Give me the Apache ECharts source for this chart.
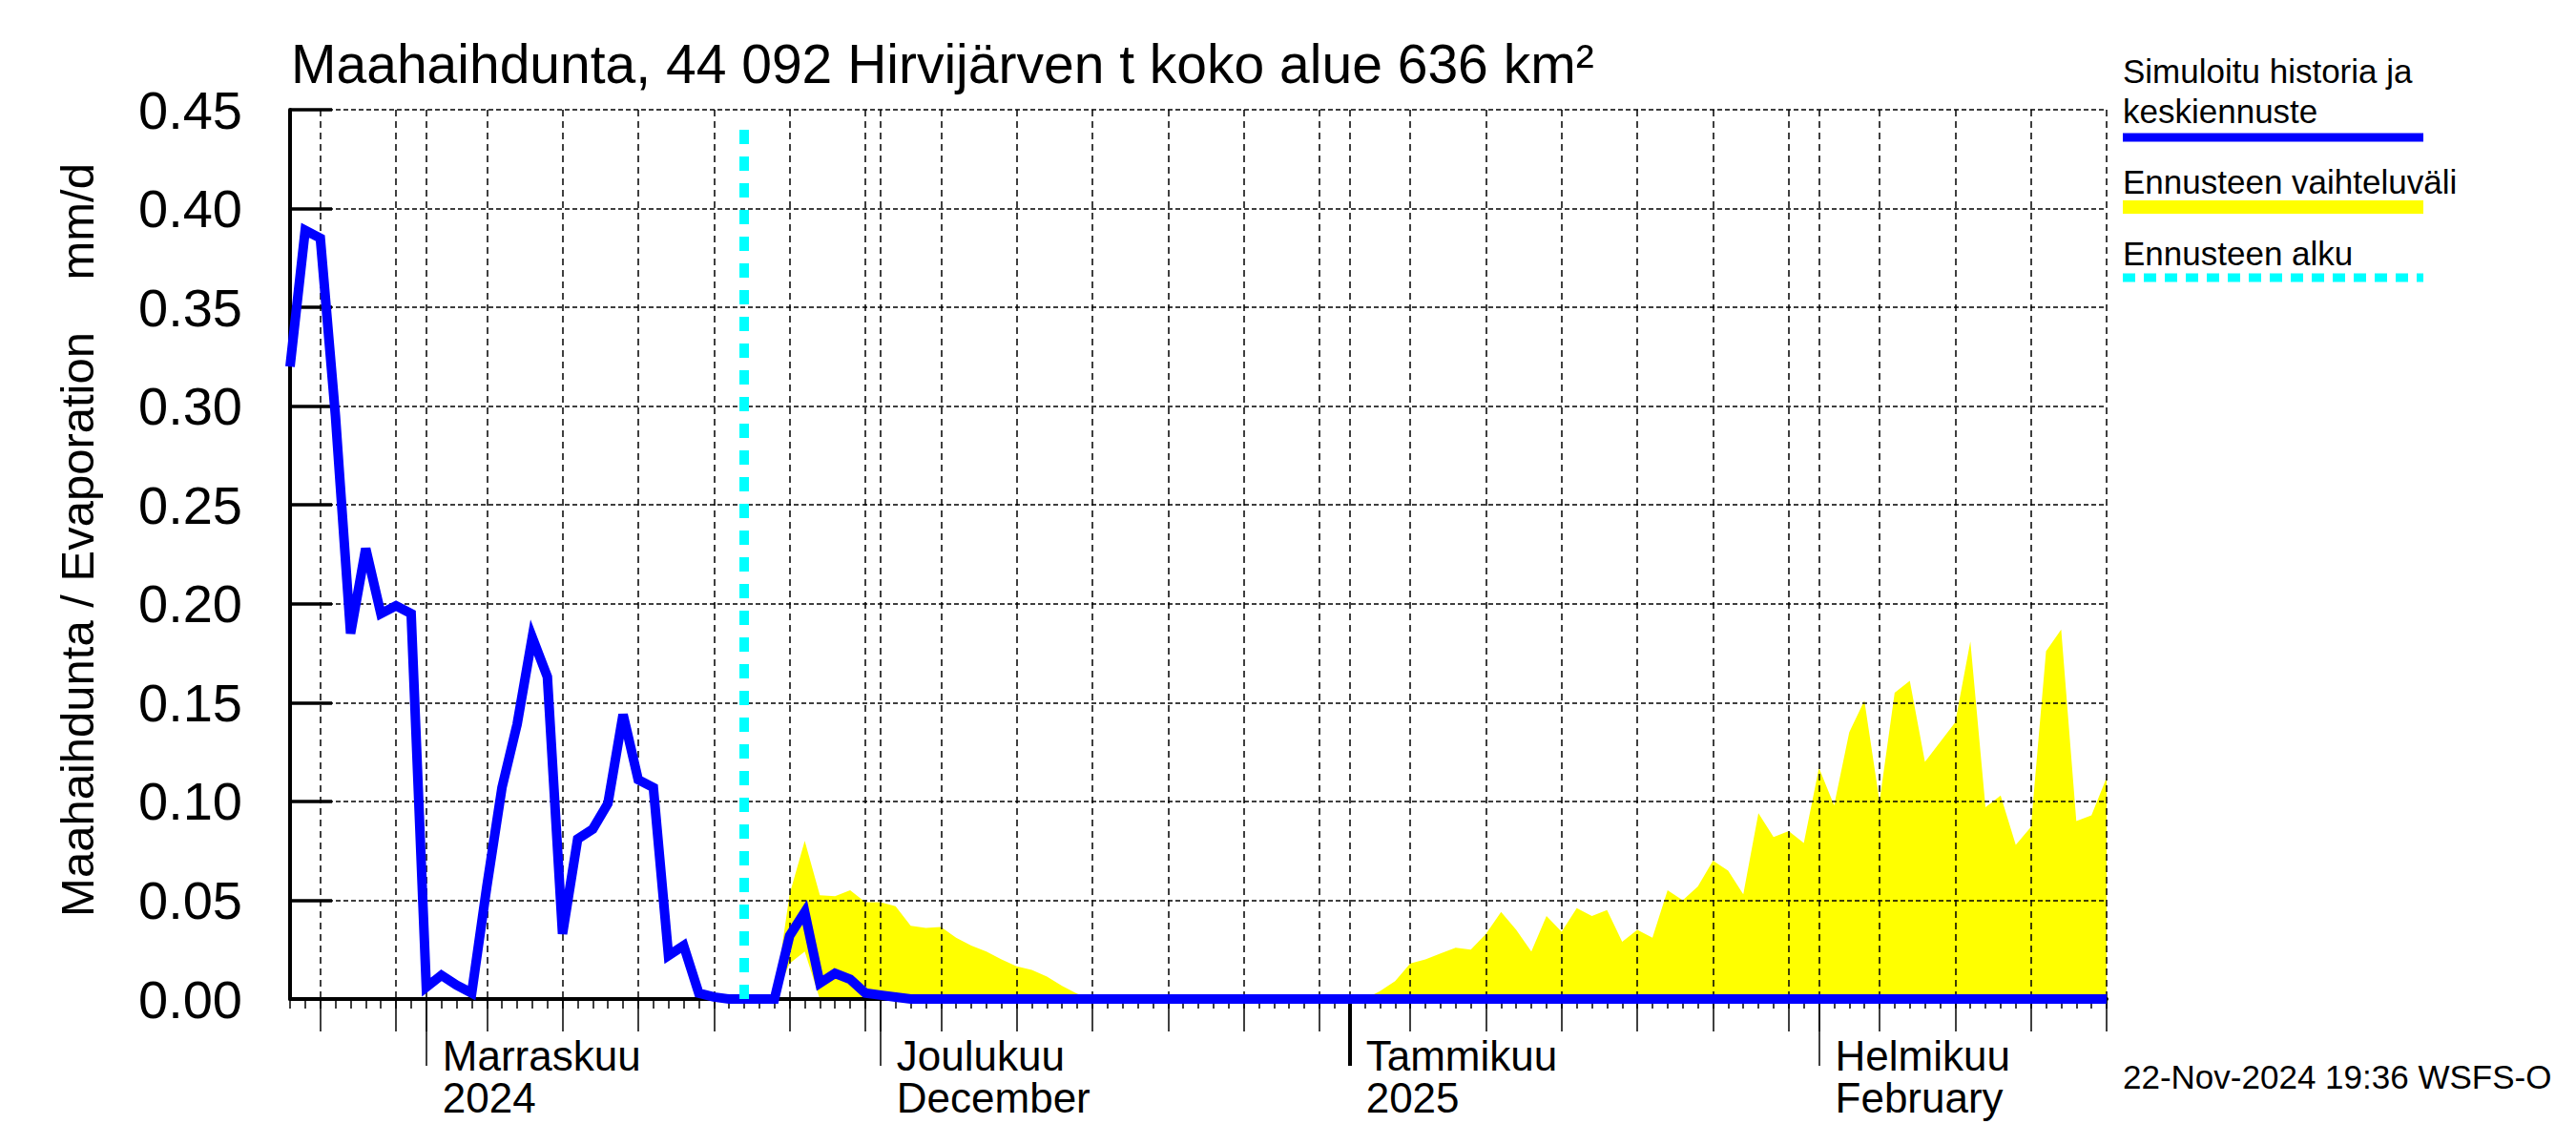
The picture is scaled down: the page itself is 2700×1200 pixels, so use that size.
<!DOCTYPE html>
<html>
<head>
<meta charset="utf-8">
<script src="https://cdn.jsdelivr.net/npm/echarts@6/dist/echarts.min.js"></script>
<style>
html,body{margin:0;padding:0;background:#fff;}
#chart{width:2700px;height:1200px;}
</style>
</head>
<body>
<div id="chart"></div>
<script>
// ---------------- data ----------------
const titleText = 'Maahaihdunta, 44 092 Hirvijärven t koko alue 636 km²';
const yAxisTitle = 'Maahaihdunta / Evaporation    mm/d';
const startDate = '2024-10-23';   // first day on the axis (day 0)
const endDate = '2025-02-20';     // last day on the axis
const forecastStart = '2024-11-22';
const stamp = '22-Nov-2024 19:36 WSFS-O';

// simulated history + median forecast, one value per day from startDate (d0..d120)
const evapValues = [
  0.320, 0.389, 0.385, 0.295, 0.185, 0.228, 0.195, 0.199, 0.195, 0.006,
  0.012, 0.007, 0.003, 0.057, 0.107, 0.139, 0.183, 0.163, 0.033, 0.081,
  0.086, 0.099, 0.144, 0.111, 0.107, 0.022, 0.027, 0.003, 0.001, 0.000,
  0.000, 0.000, 0.000, 0.032, 0.044, 0.008, 0.013, 0.010, 0.003, 0.002,
  0.001, 0.000, 0.000, 0.000, 0.000, 0.000, 0.000, 0.000, 0.000, 0.000,
  0.000, 0.000, 0.000, 0.000, 0.000, 0.000, 0.000, 0.000, 0.000, 0.000,
  0.000, 0.000, 0.000, 0.000, 0.000, 0.000, 0.000, 0.000, 0.000, 0.000,
  0.000, 0.000, 0.000, 0.000, 0.000, 0.000, 0.000, 0.000, 0.000, 0.000,
  0.000, 0.000, 0.000, 0.000, 0.000, 0.000, 0.000, 0.000, 0.000, 0.000,
  0.000, 0.000, 0.000, 0.000, 0.000, 0.000, 0.000, 0.000, 0.000, 0.000,
  0.000, 0.000, 0.000, 0.000, 0.000, 0.000, 0.000, 0.000, 0.000, 0.000,
  0.000, 0.000, 0.000, 0.000, 0.000, 0.000, 0.000, 0.000, 0.000, 0.000,
  0.000
];

// forecast range, one value per day from forecastStart (d30..d120)
const bandLower = [
  0.000, 0.000, 0.000, 0.018, 0.024, 0.000, 0.000, 0.000, 0.000, 0.000,
  0.000, 0.000, 0.000, 0.000, 0.000, 0.000, 0.000, 0.000, 0.000, 0.000,
  0.000, 0.000, 0.000, 0.000, 0.000, 0.000, 0.000, 0.000, 0.000, 0.000,
  0.000, 0.000, 0.000, 0.000, 0.000, 0.000, 0.000, 0.000, 0.000, 0.000,
  0.000, 0.000, 0.000, 0.000, 0.000, 0.000, 0.000, 0.000, 0.000, 0.000,
  0.000, 0.000, 0.000, 0.000, 0.000, 0.000, 0.000, 0.000, 0.000, 0.000,
  0.000, 0.000, 0.000, 0.000, 0.000, 0.000, 0.000, 0.000, 0.000, 0.000,
  0.000, 0.000, 0.000, 0.000, 0.000, 0.000, 0.000, 0.000, 0.000, 0.000,
  0.000, 0.000, 0.000, 0.000, 0.000, 0.000, 0.000, 0.000, 0.000, 0.000,
  0.000
];
const bandUpper = [
  0.000, 0.000, 0.000, 0.053, 0.080, 0.0525, 0.052, 0.055, 0.049, 0.049,
  0.047, 0.037, 0.036, 0.0365, 0.031, 0.027, 0.024, 0.020, 0.0165, 0.0147,
  0.0114, 0.0066, 0.0026, 0.000, 0.000, 0.000, 0.000, 0.000, 0.000, 0.000,
  0.000, 0.000, 0.000, 0.000, 0.000, 0.000, 0.000, 0.000, 0.000, 0.000,
  0.000, 0.000, 0.004, 0.009, 0.018, 0.020, 0.023, 0.026, 0.025, 0.033,
  0.044, 0.035, 0.024, 0.042, 0.034, 0.046, 0.042, 0.045, 0.029, 0.035,
  0.031, 0.055, 0.050, 0.057, 0.070, 0.065, 0.053, 0.094, 0.082, 0.085,
  0.079, 0.117, 0.098, 0.135, 0.151, 0.100, 0.155, 0.161, 0.120, 0.130,
  0.140, 0.181, 0.097, 0.103, 0.078, 0.087, 0.176, 0.187, 0.090, 0.093,
  0.112
];

// axis ticks
const monthTickDates = ['2024-11-01', '2024-12-01', '2025-01-01', '2025-02-01'];
const monthTickLabels = ['Marraskuu\n2024', 'Joulukuu\nDecember', 'Tammikuu\n2025', 'Helmikuu\nFebruary'];
const yearTickDates = ['2025-01-01'];
const fiveDayTickDates = [
  '2024-10-25', '2024-10-30', '2024-11-05', '2024-11-10', '2024-11-15', '2024-11-20',
  '2024-11-25', '2024-11-30', '2024-12-05', '2024-12-10', '2024-12-15', '2024-12-20',
  '2024-12-25', '2024-12-30', '2025-01-05', '2025-01-10', '2025-01-15', '2025-01-20',
  '2025-01-25', '2025-01-30', '2025-02-05', '2025-02-10', '2025-02-15', '2025-02-20'
];
const yTicks = { min: 0, max: 0.45, step: 0.05 };

const legendNames = ['Simuloitu historia ja keskiennuste', 'Ennusteen vaihteluväli', 'Ennusteen alku'];

// ---------------- helpers ----------------
const DAY = 86400000;
function ts(s) { const p = s.split('-').map(Number); return Date.UTC(p[0], p[1] - 1, p[2]); }
const t0 = ts(startDate), tEnd = ts(endDate), tFc = ts(forecastStart);

const evapData = evapValues.map((v, i) => [t0 + i * DAY, v]);
const bandTable = bandUpper.map((v, i) => [tFc + i * DAY, bandLower[i], v]);
const fcLineData = [[tFc, 0], [tFc, 0.445]];

const monthVals = monthTickDates.map(ts);
const fiveVals = fiveDayTickDates.map(ts);
const labelMap = {};
monthVals.forEach((v, i) => { labelMap[v] = monthTickLabels[i]; });

const FONT = '"Liberation Sans", Arial, Helvetica, sans-serif';
const gridBox = { left: 304, right: 492, top: 115, bottom: 153 };

function baseX(extra) {
  return Object.assign({
    type: 'value', min: t0, max: tEnd, position: 'bottom', z: 2,
    axisLine: { show: false },
    axisLabel: { show: false },
    splitLine: { show: false },
    axisTick: { show: false }
  }, extra);
}

function textEl(x, y, text, size, align) {
  return {
    type: 'text', x: x, y: y, z: 10,
    style: { text: text, font: size + 'px ' + FONT, fill: '#000', align: align || 'left', verticalAlign: 'middle', textAlign: align || 'left', textVerticalAlign: 'middle' }
  };
}

const option = {
  animation: false,
  backgroundColor: '#ffffff',
  title: {
    text: titleText, left: 305, top: 38, padding: 0,
    textStyle: { fontFamily: FONT, fontSize: 57, fontWeight: 'normal', color: '#000' }
  },
  grid: Object.assign({ containLabel: false }, gridBox),
  xAxis: [
    // daily minor ticks + axis line
    baseX({
      interval: DAY,
      axisLine: { show: true, lineStyle: { color: '#000', width: 4 } },
      axisTick: { show: true, inside: false, length: 10, lineStyle: { color: '#000', width: 1.5 } }
    }),
    // five-day ticks + vertical grid lines
    baseX({
      axisTick: { show: true, inside: false, length: 34, customValues: fiveVals.concat(monthVals), lineStyle: { color: '#000', width: 1.5 } },
      axisLabel: { show: false, customValues: fiveVals.concat(monthVals) },
      splitLine: { show: true, lineStyle: { color: '#000', width: 1.5, type: [7, 5] } }
    }),
    // month ticks + labels
    baseX({
      axisTick: { show: true, inside: false, length: 70, customValues: monthVals, lineStyle: { color: '#000', width: 1.5 } },
      axisLabel: {
        show: true, customValues: monthVals, align: 'left', verticalAlign: 'top',
        margin: 37, padding: [0, 0, 0, 17], lineHeight: 44,
        fontFamily: FONT, fontSize: 44, color: '#000',
        formatter: v => labelMap[v] || ''
      }
    }),
    // year tick (thick)
    baseX({
      axisTick: { show: true, inside: false, length: 70, customValues: yearTickDates.map(ts), lineStyle: { color: '#000', width: 4 } }
    })
  ],
  yAxis: {
    type: 'value', min: yTicks.min, max: yTicks.max, interval: yTicks.step, z: 2,
    axisLine: { show: true, lineStyle: { color: '#000', width: 4 } },
    axisTick: { show: true, inside: true, length: 44, lineStyle: { color: '#000', width: 3.5 } },
    axisLabel: { margin: 50, fontFamily: FONT, fontSize: 56, color: '#000', formatter: v => v.toFixed(2) },
    splitLine: { show: true, lineStyle: { color: '#000', width: 1.5, type: [5, 3] } }
  },
  series: [
    {
      name: legendNames[1], type: 'custom', z: 1, silent: true,
      data: bandTable,
      encode: { x: 0, y: [1, 2] },
      renderItem: function (params, api) {
        if (params.dataIndex !== 0) return null;
        const pts = [];
        for (let i = 0; i < bandTable.length; i++) pts.push(api.coord([bandTable[i][0], bandTable[i][2]]));
        for (let i = bandTable.length - 1; i >= 0; i--) pts.push(api.coord([bandTable[i][0], bandTable[i][1]]));
        return { type: 'polygon', shape: { points: pts }, style: { fill: '#ffff00', stroke: null } };
      }
    },
    {
      name: legendNames[0], type: 'line', data: evapData, z: 3,
      symbol: 'none', lineStyle: { color: '#0000ff', width: 10, join: 'miter' }
    },
    {
      name: legendNames[2], type: 'line', data: fcLineData, z: 4,
      symbol: 'none', lineStyle: { color: '#00ffff', width: 10, type: [15, 13], cap: 'butt' }
    }
  ],
  graphic: [
    Object.assign(textEl(81, 566, yAxisTitle, 49, 'center'), { rotation: Math.PI / 2 }),
    textEl(2225, 74, 'Simuloitu historia ja', 35),
    textEl(2225, 116, 'keskiennuste', 35),
    { type: 'line', shape: { x1: 2225, y1: 144, x2: 2540, y2: 144 }, style: { stroke: '#0000ff', lineWidth: 9 } },
    textEl(2225, 190, legendNames[1], 35),
    { type: 'line', shape: { x1: 2225, y1: 217, x2: 2540, y2: 217 }, style: { stroke: '#ffff00', lineWidth: 14 } },
    textEl(2225, 265, legendNames[2], 35),
    { type: 'line', shape: { x1: 2225, y1: 291, x2: 2540, y2: 291 }, style: { stroke: '#00ffff', lineWidth: 9, lineDash: [13, 9] } },
    textEl(2225, 1128, stamp, 35)
  ]
};

const chart = echarts.init(document.getElementById('chart'), null, { renderer: 'svg', width: 2700, height: 1200 });
chart.setOption(option);
</script>
</body>
</html>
------------------------------
Task directions> Starting at the top of the listing above, please restate word for word each line up to and including the one that holds "const stamp = '22-Nov-2024 19:36 WSFS-O';", omitting every image.

Solution>
Give me the Apache ECharts source for this chart.
The picture is scaled down: the page itself is 2700×1200 pixels, so use that size.
<!DOCTYPE html>
<html>
<head>
<meta charset="utf-8">
<script src="https://cdn.jsdelivr.net/npm/echarts@6/dist/echarts.min.js"></script>
<style>
html,body{margin:0;padding:0;background:#fff;}
#chart{width:2700px;height:1200px;}
</style>
</head>
<body>
<div id="chart"></div>
<script>
// ---------------- data ----------------
const titleText = 'Maahaihdunta, 44 092 Hirvijärven t koko alue 636 km²';
const yAxisTitle = 'Maahaihdunta / Evaporation    mm/d';
const startDate = '2024-10-23';   // first day on the axis (day 0)
const endDate = '2025-02-20';     // last day on the axis
const forecastStart = '2024-11-22';
const stamp = '22-Nov-2024 19:36 WSFS-O';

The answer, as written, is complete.